Microglia, the immune cells of the brain, are known for eating up unwanted items like germs and debris, much as their counterparts do in the rest of the body. In early childhood, certain microglia remove unneeded connections, or synapses, to shape the adult brain’s organized circuitry. Now, Cold Spring Harbor Laboratory (CSHL) Professor Linda Van Aelst has found that in mice, microglia also help neurons grow synapses critical to cognitive functioning.
“Most immune cells are known to target and eat—let’s call it garbage,” says Van Aelst. “But what we saw is the opposite. During a particular developmental time point, under normal physiological conditions, they did not eat any synapses that we saw, but helped the synapses form. That was quite a nice surprise.”
It was Van Aelst’s obsession with a rare type of inhibitory neuron called a chandelier cell that sparked her interest in microglia. Chandelier cells are named for the ornate branching shape of their nerve fibers. These structures make direct contact with the section of a target neuron that sets off its firing: the axonal initial segment (AIS). This unique synapse gives chandelier cells powerful control over the signaling of hundreds of neighboring neurons at once.
“These synapses are critical for chandelier cells to silence the excitatory neurons. Too much excitation can contribute to disorders like epilepsy, schizophrenia, and autism,” Van Aelst explains. She wondered what other cell types regulate the formation of such synapses.
Together with graduate students Nicholas Gallo and research assistant Artan Berisha, Van Aelst studied how microglia interact with chandelier cells. They found that microglia wrap their armlike processes around the synapse-forming structures of a chandelier cell and its target neuron, increasing proper synapse formation. These special embraces were more common in pups and young mice than in adults.

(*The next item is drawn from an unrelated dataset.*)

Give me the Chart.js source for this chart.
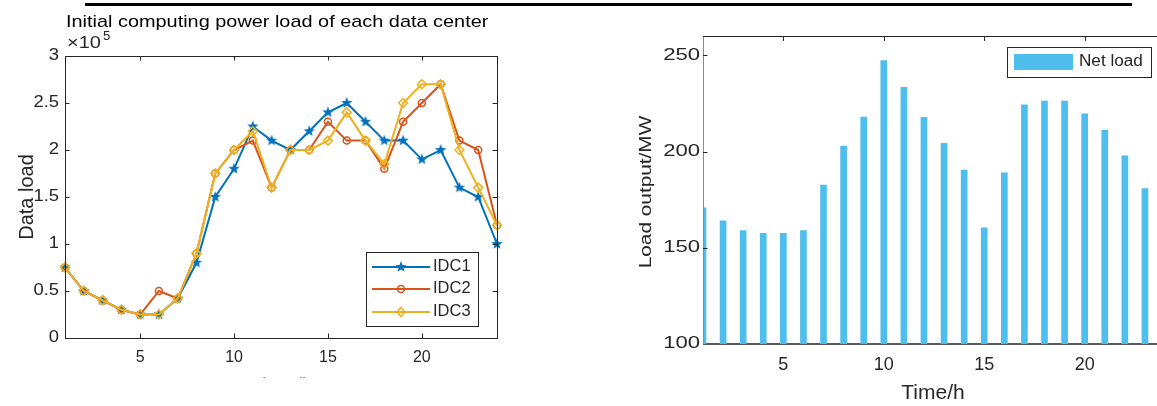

“And that was really cool,” she says. “This is the first time that microglia have been implicated in these unique synapses as a growth-promoting function.”
The team then tested what happens when microglia are impaired. “We saw that there were less microglia going to where chandelier cells make contact on the AIS,” Van Aelst says. “And we saw that fewer of these synapses formed.”
Microglia “are only one of the players that control synaptogenesis, but key players that people didn’t think of or expect,” she says. Ultimately, the researchers want to see if microglia could be recruited to help treat neurological disorders.